In vielen muslimischen Ländern ist die Organspende allerdings weiterhin nicht endgültig und abschließend geklärt. Es gibt Streitthemen, unter anderem auch zur Frage, wann ein Mensch eigentlich wirklich als tot zu betrachten ist. Diese oft ethischen, religiösen und medizinischen Fragen, haben dazu geführt, dass es keine einheitlichen Standards von Muslimen beim Thema Organspende gibt.

Religionsgemeinschaften preschen vor

Trotzdem hat sich der ZMD entschieden, einen Weg zu gehen, bei dem generell jede Spende als erlaubt angesehen wird. „Der Islam will die Erleichterung und tendiert zur Erlaubnis und setzt damit ein wichtiges Zeichen für die menschliche Solidarität“, sagt ZMD-Vorstandsmitglied Houaida Taraji. „Für uns Muslime ist von großer Bedeutung, dass diese Einsichten nicht nur im Einklang mit unserem Glauben stehen, sondern darüber hinaus vom Glauben geboten und gewollt sind,“ führt Taraji abschließend aus.

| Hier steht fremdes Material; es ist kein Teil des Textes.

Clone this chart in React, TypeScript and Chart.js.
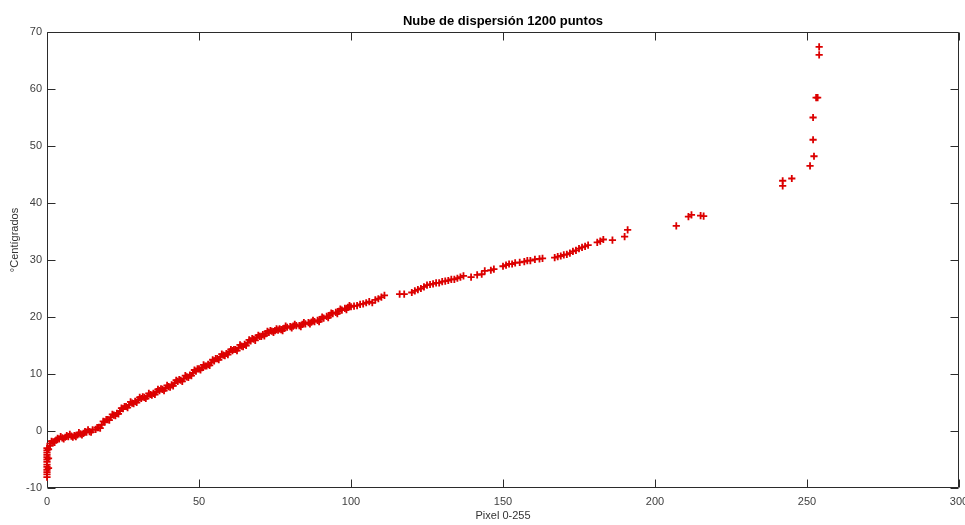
import { useEffect, useRef } from 'react';
import { Chart, registerables } from 'chart.js';

Chart.register(...registerables);

const chartTitle = 'Nube de dispersión 1200 puntos';
const xAxisTitle = 'Pixel 0-255';
const yAxisTitle = '°Centígrados';

const xMin = 0;
const xMax = 300;
const xStep = 50;
const yMin = -10;
const yMax = 70;
const yStep = 10;

// vertical cluster at pixel 0
const zeroPixel = [0, 0, 0, 0, 0, 0, 0, 0, 0, 0, 0, 0, 0, 0.5, 0.5, 0.5, 1, 1];
const zeroTemp = [-8.1, -7.6, -7.2, -6.8, -6.3, -5.9, -5.4, -5.0, -4.6, -4.2, -3.8, -3.4, -3.0, -6.5, -4.8, -3.2, -2.6, -2.2];

// dense band
const bandPixel = [
  2, 3, 4, 5, 6, 7, 8, 9, 10, 11,
  12, 13, 14, 15, 16, 17, 18, 19, 20, 21,
  22, 23, 24, 25, 26, 27, 28, 29, 30, 31,
  32, 33, 34, 35, 36, 37, 38, 39, 40, 41,
  42, 43, 44, 45, 46, 47, 48, 49, 50, 51,
  52, 53, 54, 55, 56, 57, 58, 59, 60, 61,
  62, 63, 64, 65, 66, 67, 68, 69, 70, 71,
  72, 73, 74, 75, 76, 77, 78, 79, 80, 81,
  82, 83, 84, 85, 86, 87, 88, 89, 90, 91,
  92, 93, 94, 95, 96, 97, 98, 99, 100, 101,
  102, 103, 104, 105, 106, 107, 108, 109, 110, 111,
];
const bandTemp = [
  -1.9, -1.6, -1.4, -1.2, -1.1, -1.0, -0.9, -0.8, -0.7, -0.5,
  -0.4, -0.2, -0.1, 0.2, 0.3, 0.6, 1.1, 1.6, 2.0, 2.4,
  2.8, 3.1, 3.5, 3.9, 4.3, 4.6, 4.9, 5.2, 5.5, 5.7,
  5.9, 6.1, 6.4, 6.6, 6.9, 7.1, 7.3, 7.5, 7.8, 8.1,
  8.4, 8.7, 8.9, 9.2, 9.5, 9.8, 10.2, 10.5, 10.9, 11.1,
  11.4, 11.7, 12.0, 12.3, 12.7, 13.0, 13.3, 13.6, 13.9, 14.1,
  14.3, 14.6, 14.9, 15.2, 15.5, 15.8, 16.1, 16.4, 16.6, 16.9,
  17.1, 17.3, 17.5, 17.6, 17.7, 17.8, 18.0, 18.2, 18.3, 18.4,
  18.5, 18.5, 18.7, 18.8, 19.0, 19.1, 19.2, 19.4, 19.6, 19.8,
  20.1, 20.3, 20.6, 20.8, 21.0, 21.2, 21.5, 21.7, 21.8, 21.9,
  22.0, 22.2, 22.3, 22.5, 22.7, 22.5, 23.0, 23.2, 23.5, 23.8,
];

// extra readings that thicken the band
const extraPixel = [3.5, 6.5, 9.5, 12.5, 16.5, 19.5, 22.5, 25.5, 28.5, 31.5, 34.5, 37.5, 40.5, 43.5, 46.5, 49.5, 52.5, 55.5, 58.5, 61.5, 64.5, 67.5, 70.5, 73.5, 76.5];
const extraTemp = [-1.3, -0.8, -1.0, -0.1, 0.6, 2.0, 2.7, 4.3, 4.8, 6.0, 6.3, 7.4, 7.7, 9.0, 9.4, 10.9, 11.4, 12.7, 13.2, 14.3, 14.8, 16.2, 16.6, 17.6, 17.9];

// lower edge of the band
const lowerPixel = [2.5, 5.5, 8.5, 11.5, 14.5, 17.5, 20.5, 23.5, 26.5, 29.5, 32.5, 35.5, 38.5, 41.5, 44.5, 47.5, 50.5, 53.5, 56.5, 59.5, 62.5, 65.5, 68.5, 71.5, 74.5, 77.5, 80.5, 83.5, 86.5, 89.5, 92.5, 95.5, 98.5];
const lowerTemp = [-2.0, -1.4, -1.1, -0.7, -0.2, 0.5, 1.9, 3.0, 4.1, 5.0, 5.7, 6.4, 7.1, 7.9, 8.7, 9.7, 10.7, 11.5, 12.5, 13.4, 14.1, 15.0, 15.9, 16.7, 17.3, 17.6, 18.1, 18.3, 18.8, 19.2, 19.9, 20.6, 21.3];

// upper edge of the band
const upperPixel = [1.5, 4.5, 7.5, 10.5, 13.5, 18.5, 21.5, 24.5, 27.5, 30.5, 33.5, 36.5, 39.5, 42.5, 45.5, 48.5, 51.5, 54.5, 57.5, 60.5, 63.5, 66.5, 69.5, 72.5, 75.5, 78.5, 81.5, 84.5, 87.5, 90.5, 93.5, 96.5, 99.5];
const upperTemp = [-1.8, -1.0, -0.6, -0.3, 0.2, 1.7, 2.9, 4.0, 5.1, 5.9, 6.6, 7.3, 8.0, 8.9, 9.7, 10.7, 11.6, 12.5, 13.5, 14.3, 15.1, 16.0, 16.8, 17.5, 17.9, 18.4, 18.7, 19.0, 19.4, 20.0, 20.7, 21.4, 22.0];

// sparse upper part of the curve
const sparsePixel = [
  116, 117.5, 120, 121, 122, 123, 124, 125, 126, 127,
  128, 129, 130, 131, 132, 133, 134, 135, 136, 137,
  139.5, 141.5, 143, 144, 146, 147,
  150, 151, 152, 153, 154, 155.5, 157, 158, 159, 160.5,
  162, 163, 167, 168, 169, 170, 171, 172, 173, 174,
  175, 176, 177, 178, 181, 182, 183, 186, 190, 191,
];
const sparseTemp = [
  24.0, 24.0, 24.3, 24.6, 24.8, 25.0, 25.3, 25.6, 25.7, 25.8,
  26.0, 26.0, 26.2, 26.3, 26.4, 26.6, 26.6, 26.8, 27.0, 27.2,
  27.0, 27.4, 27.5, 28.1, 28.2, 28.4,
  28.9, 29.1, 29.3, 29.3, 29.5, 29.6, 29.7, 29.9, 29.9, 30.1,
  30.2, 30.3, 30.4, 30.6, 30.7, 30.9, 31.0, 31.2, 31.5, 31.7,
  32.0, 32.2, 32.4, 32.6, 33.1, 33.3, 33.6, 33.5, 34.1, 35.3,
];

// high-pixel outliers
const highPixel = [207, 211, 212, 215, 216, 242, 242, 245, 251, 252.3, 252, 252, 253, 253.5, 254, 254];
const highTemp = [36.0, 37.6, 37.9, 37.8, 37.7, 43.0, 43.9, 44.3, 46.5, 48.2, 51.1, 55.0, 58.5, 58.5, 66.0, 67.4];

const FONT = "'Liberation Sans', Arial, Helvetica, sans-serif";

function zip(xs: number[], ys: number[]) {
  return xs.map((x, i) => ({ x, y: ys[i] }));
}

const TICK_LEN = 8;

const boxPlugin = {
  id: 'matlabBox',
  beforeDatasetsDraw(chart: any) {
    const { ctx, chartArea: a, scales } = chart;
    ctx.save();
    ctx.strokeStyle = '#2b2b2b';
    ctx.lineWidth = 1;
    const L = Math.round(a.left) + 0.5;
    const R = Math.round(a.right) - 0.5;
    const T = Math.round(a.top) + 0.5;
    const B = Math.round(a.bottom) - 0.5;
    ctx.beginPath();
    ctx.rect(L, T, R - L, B - T);
    ctx.stroke();
    ctx.beginPath();
    scales.x.ticks.forEach((t: any) => {
      const px = Math.round(scales.x.getPixelForValue(t.value)) + 0.5;
      ctx.moveTo(px, B);
      ctx.lineTo(px, B - TICK_LEN);
      ctx.moveTo(px, T);
      ctx.lineTo(px, T + TICK_LEN);
    });
    scales.y.ticks.forEach((t: any) => {
      const py = Math.round(scales.y.getPixelForValue(t.value)) + 0.5;
      ctx.moveTo(L, py);
      ctx.lineTo(L + TICK_LEN, py);
      ctx.moveTo(R, py);
      ctx.lineTo(R - TICK_LEN, py);
    });
    ctx.stroke();
    ctx.restore();
  },
  afterDraw(chart: any) {
    const { ctx, chartArea: a } = chart;
    ctx.save();
    // title, centred over the axes box (MATLAB style)
    ctx.fillStyle = '#000000';
    ctx.font = `bold 13px ${FONT}`;
    ctx.textAlign = 'center';
    ctx.textBaseline = 'middle';
    ctx.fillText(chartTitle, (a.left + a.right) / 2, a.top - 11);
    // y axis label
    ctx.translate(15, 240);
    ctx.rotate(-Math.PI / 2);
    ctx.fillStyle = '#333333';
    ctx.font = `11px ${FONT}`;
    ctx.fillText(yAxisTitle, 0, 0);
    ctx.restore();
  },
};

export default function App() {
  const ref = useRef<HTMLCanvasElement>(null);

  useEffect(() => {
    if (!ref.current) return;
    const points = [
      ...zip(zeroPixel, zeroTemp),
      ...zip(bandPixel, bandTemp),
      ...zip(extraPixel, extraTemp),
      ...zip(lowerPixel, lowerTemp),
      ...zip(upperPixel, upperTemp),
      ...zip(sparsePixel, sparseTemp),
      ...zip(highPixel, highTemp),
    ];
    const chart = new Chart(ref.current, {
      type: 'scatter',
      data: {
        datasets: [
          {
            data: points,
            pointStyle: 'cross',
            pointRadius: 3.6,
            pointBorderWidth: 1.8,
            borderColor: 'rgb(220,0,0)',
            backgroundColor: 'rgb(220,0,0)',
            clip: false as any,
          },
        ],
      },
      options: {
        responsive: false,
        animation: false,
        layout: { padding: { left: 0, right: 6, top: 32, bottom: 0 } },
        plugins: {
          legend: { display: false },
          tooltip: { enabled: false },
          title: { display: false },
        },
        scales: {
          x: {
            type: 'linear',
            min: xMin,
            max: xMax,
            grid: { display: false, drawTicks: false },
            border: { display: false },
            ticks: {
              stepSize: xStep,
              padding: 7,
              color: '#404040',
              font: { size: 11, family: FONT },
              maxRotation: 0,
            },
            title: {
              display: true,
              text: xAxisTitle,
              color: '#333333',
              font: { size: 11, family: FONT },
              padding: { top: 0, bottom: 2 },
            },
            afterFit: (s: any) => {
              s.height = 37;
              s.paddingLeft = 0;
              s.paddingRight = 0;
            },
          },
          y: {
            type: 'linear',
            min: yMin,
            max: yMax,
            grid: { display: false, drawTicks: false },
            border: { display: false },
            ticks: {
              stepSize: yStep,
              padding: 5,
              color: '#404040',
              font: { size: 11, family: FONT },
            },
            afterFit: (s: any) => {
              s.width = 47;
              s.paddingTop = 0;
              s.paddingBottom = 0;
            },
          },
        },
      },
      plugins: [boxPlugin],
    });
    return () => chart.destroy();
  }, []);

  return (
    <div style={{ position: 'fixed', left: 0, top: 0, width: 965, height: 525, background: '#fff' }}>
      <canvas ref={ref} width={965} height={525} style={{ width: 965, height: 525, display: 'block' }} />
    </div>
  );
}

Auch andere Religionsgemeinschaften sind stärker auf das Thema aufmerksam geworden. So hat die Islamische Gemeinschaft Milli Görüs (IGMG) eine neue Stellungnahme aus theologischer Sicht zum Thema präsentiert. So heißt es in einer Erklärung: „Zunächst darf die Organtransplantation kein wirtschaftliches Geschäft sein. Das heißt, dass der Organspender oder seine Nahestehenden hierfür kein Geld fordern dürfen. Zudem muss der Spender vor seinem Tod bzw. seine Hinterbliebenen nach seinem Tod der Organtransplantation zustimmen. Damit eine Organtransplantation durchgeführt werden kann, ist außerdem erforderlich, dass der Tod eindeutig festgestellt wird. Geht es aber zum Beispiel um eine Nierentransplantation eines lebenden Menschen, so darf die Gesundheit des Spenders nicht gefährdet werden. Sofern diese Grundprinzipien eingehalten werden, ist die Organtransplantation unserer Auffassung nach religiös zulässig.“

Muharrem S. hat jedoch bisher keine passende Niere erhalten. Er wartet weiterhin ab, und hofft darauf, dass sich die Lage wieder ändert und die Spendenbereitschaft der Menschen für Organtransplantationen steigt – egal ob bei Muslimen oder Nicht-Muslimen. „Wichtig ist, dass man ein Menschenleben retten kann“, sagt er.